22.77 The industrial classification used for the 2006-07 and later I-O tables is the Input-Output Industry Group (IOIG), which is based on the Australian and New Zealand Standard Industrial Classification, 2006 (ANZSIC06) (see Appendix 1). ANZSIC06 is applied to the TAU which forms the starting point for the I-O industries.
22.78 Some I-O industries correspond to a single ANZSIC class, but it is not possible to have an industry for every class. The aim is to provide a balanced view of the structure of the economy, and to be able to compare the latest I-O tables with earlier versions.
22.79 In I-O tables produced prior to the 2001-02 tables, where practical, the process of 'redefinition of industries' was applied where units defined to an industry had significant production of products primary to another industry which had a different pattern of inputs. This secondary output was treated as output of the industry to which production was primary. This resulted in lower levels of secondary production than in tables compiled from the 2001-02 tables onwards when the redefinitions were ceased. The redefinitions affected mainly the trading activity of miners and manufacturers, which was redefined to retail and wholesale trade, and any significant manufacturing activity of wholesalers which was redefined to the appropriate manufacturing industry.

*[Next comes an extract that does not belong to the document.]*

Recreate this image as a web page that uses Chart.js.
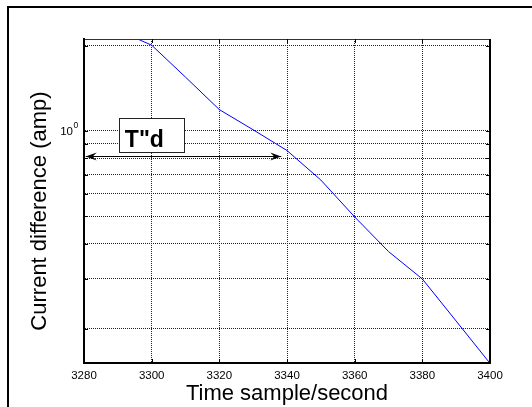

22.80 The product classification used in the I-O tables is the Input-Output Product Classification (IOPC) which is based on the Central Product Classification, Version 2 (CPC, Ver. 2) and is consistent with the ANZSIC06. The IOPC is an industry-of-origin product classification that has been specifically developed for the compilation and application of Australian (I-O) tables. As the I-O system describes the production and subsequent use of all goods and services, an I-O product classification needs to be defined in terms of characteristic products of industry sectors. The overall principles for the preparation of such an industry-of-origin product classification include:
- homogeneity of inputs – each product or product group should consist of items that have similar input structures or technology of production. This principle is generally applied through the definition of each IOPC item in terms of the ANZSIC industry in which it is mainly produced; and
- homogeneity of disposition – each product or product group, having satisfied the first criterion, should consist of items that have similar patterns of disposition or usage. This principle is applied by reference to the description of source data items and information about the transport, distribution and product taxation margins applying to specific products.
22.81 Details of the latest version of the I-O Product Classification (IOPC), and concordances to previous versions of the IOPC are available in the ABS publication, Australian National Accounts: Input-Output Tables.
22.82 Much of the data that is used to populate the I-O tables is initially classified to other classifications. Therefore, concordances are required to map this data to the I-O classifications.
22.83 Concordances between the IOPC and CPI 16th series classification, the I-O industry group (IOIG) and ANZSIC06, and IOIG to Household Expenditure Classification (HEC) are also available in the ABS publication, Australian National Accounts: Input-Output Tables.